=== PROVIDED DATA ===
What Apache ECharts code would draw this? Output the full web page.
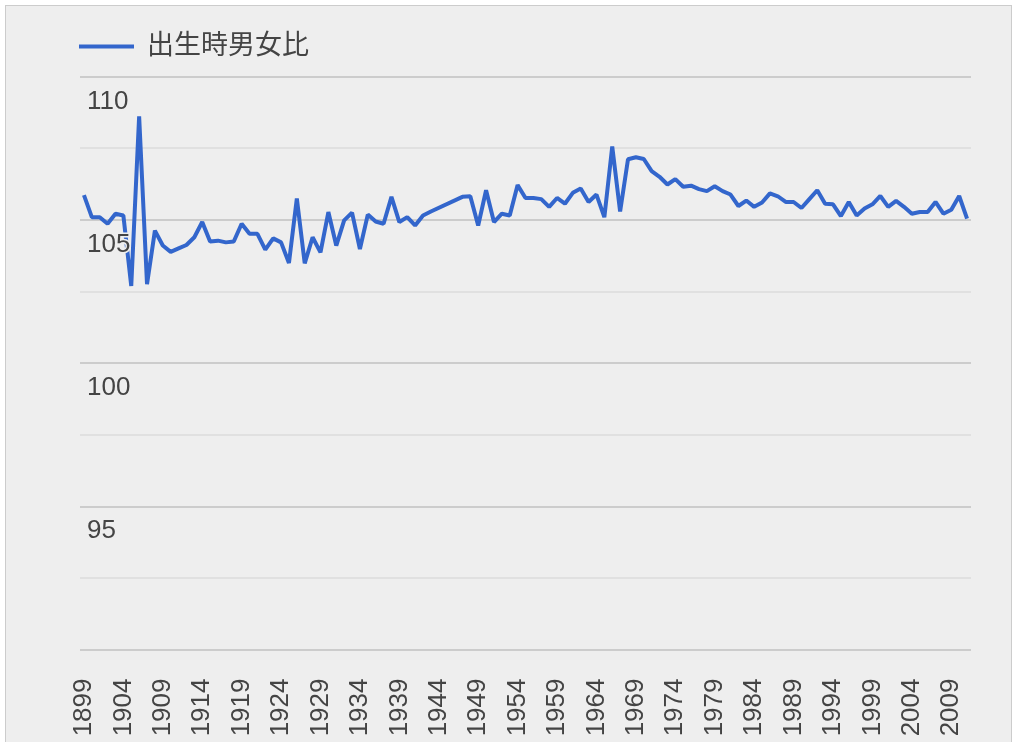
<!DOCTYPE html>
<html>
<head>
<meta charset="utf-8">
<title>出生時男女比</title>
<script src="https://cdn.jsdelivr.net/npm/echarts@6/dist/echarts.min.js"></script>
<style>
  html, body { margin: 0; padding: 0; background: #ffffff; overflow: hidden; }
  #frame {
    position: absolute; left: 5px; top: 5px; width: 1005px; height: 760px;
    border: 1px solid #cccccc; background: #eeeeee;
  }
  #chart { position: absolute; left: 0; top: 0; width: 1017px; height: 742px; }
</style>
</head>
<body>
<div id="frame"></div>
<div id="chart"></div>
<script>
  // --- Data ---
  var firstYear = 1899;
  var lastYear = 2011;
  var seriesName = '出生時男女比';

  // 1944-1946: no data (line joins 1943 to 1947)
  var ratios = [
    105.86, 105.09, 105.09, 104.86, 105.21, 105.15, 102.69, 108.61, 102.75, 104.62, // 1899-1908
    104.10, 103.88, 104.00, 104.12, 104.39, 104.92, 104.24, 104.27, 104.21, 104.24, // 1909-1918
    104.86, 104.51, 104.51, 103.96, 104.35, 104.21, 103.49, 105.74, 103.48, 104.39, // 1919-1928
    103.86, 105.27, 104.10, 104.98, 105.25, 103.98, 105.18, 104.94, 104.86, 105.80, // 1929-1938
    104.92, 105.09, 104.80, 105.15, 105.29, null, null, null, 105.80, 105.82,       // 1939-1948
    104.80, 106.03, 104.92, 105.21, 105.15, 106.21, 105.76, 105.76, 105.72, 105.45, // 1949-1958
    105.76, 105.56, 105.94, 106.09, 105.62, 105.88, 105.09, 107.56, 105.29, 107.11, // 1959-1968
    107.18, 107.12, 106.70, 106.50, 106.23, 106.42, 106.15, 106.19, 106.07, 106.00, // 1969-1978
    106.17, 106.00, 105.88, 105.48, 105.67, 105.45, 105.60, 105.92, 105.82, 105.62, // 1979-1988
    105.62, 105.41, 105.72, 106.03, 105.56, 105.54, 105.13, 105.62, 105.15, 105.39, // 1989-1998
    105.54, 105.83, 105.45, 105.66, 105.45, 105.21, 105.27, 105.27, 105.62, 105.21, // 1999-2008
    105.35, 105.83, 105.04                                                          // 2009-2011
  ];

  var years = [];
  for (var y = firstYear; y <= lastYear; y++) {
    years.push(String(y));
  }

  var fontFamily = 'Arial, "Liberation Sans", "Noto Sans CJK JP", sans-serif';
  var textColor = '#444444';

  var chart = echarts.init(document.getElementById('chart'), null, { renderer: 'canvas' });

  var option = {
    animation: false,
    backgroundColor: 'transparent',
    textStyle: { fontFamily: fontFamily },
    legend: {
      left: 79,
      top: 33,
      padding: 0,
      icon: 'rect',
      itemWidth: 55,
      itemHeight: 4,
      data: [seriesName],
      textStyle: {
        fontSize: 27,
        color: textColor,
        fontFamily: fontFamily,
        padding: [0, 0, 0, 8]
      }
    },
    grid: {
      left: 80,
      right: 46,
      top: 76.5,
      bottom: 92.5
    },
    xAxis: {
      type: 'category',
      data: years,
      boundaryGap: true,
      axisLine: { show: false },
      axisTick: { show: false },
      splitLine: { show: false },
      axisLabel: {
        interval: 4,
        rotate: 90,
        margin: 29,
        fontSize: 26,
        color: textColor,
        fontFamily: fontFamily
      }
    },
    yAxis: [{
      // gridlines only
      type: 'value',
      position: 'left',
      min: 90,
      max: 110,
      interval: 5,
      axisLine: { show: false },
      axisTick: { show: false },
      axisLabel: { show: false },
      splitLine: { show: true, lineStyle: { color: '#cccccc', width: 2 } },
      minorTick: { show: false, splitNumber: 2 },
      minorSplitLine: { show: true, lineStyle: { color: '#e0e0e0', width: 2 } }
    }, {
      // labels drawn above the line
      type: 'value',
      position: 'left',
      min: 90,
      max: 110,
      interval: 5,
      z: 10,
      axisLine: { show: false },
      axisTick: { show: false },
      splitLine: { show: false },
      axisLabel: {
        inside: true,
        margin: 7,
        showMinLabel: false,
        verticalAlign: 'top',
        padding: [12, 0, 0, 0],
        fontSize: 26,
        color: textColor,
        fontFamily: fontFamily,
        textBorderColor: '#eeeeee',
        textBorderWidth: 3
      }
    }],
    series: [{
      name: seriesName,
      type: 'line',
      yAxisIndex: 0,
      data: ratios,
      connectNulls: true,
      symbol: 'none',
      lineStyle: { color: '#3366cc', width: 4 },
      itemStyle: { color: '#3366cc' }
    }]
  };

  chart.setOption(option);

  window.addEventListener('resize', function () {
    chart.resize();
  });
</script>
</body>
</html>
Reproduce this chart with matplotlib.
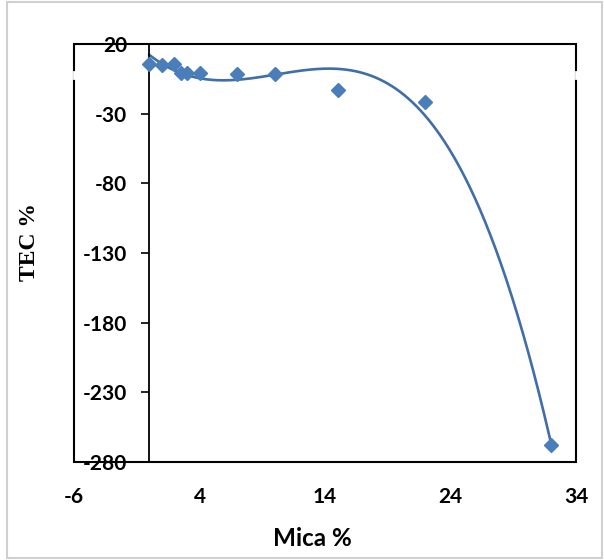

=== AIM OF THE EXERCISE ===
Look through the entries above; copy every line holding the string "this".

=== TASK RESULT ===
What Apache ECharts code would draw this? Output the full web page.
Reproduce this chart with matplotlib.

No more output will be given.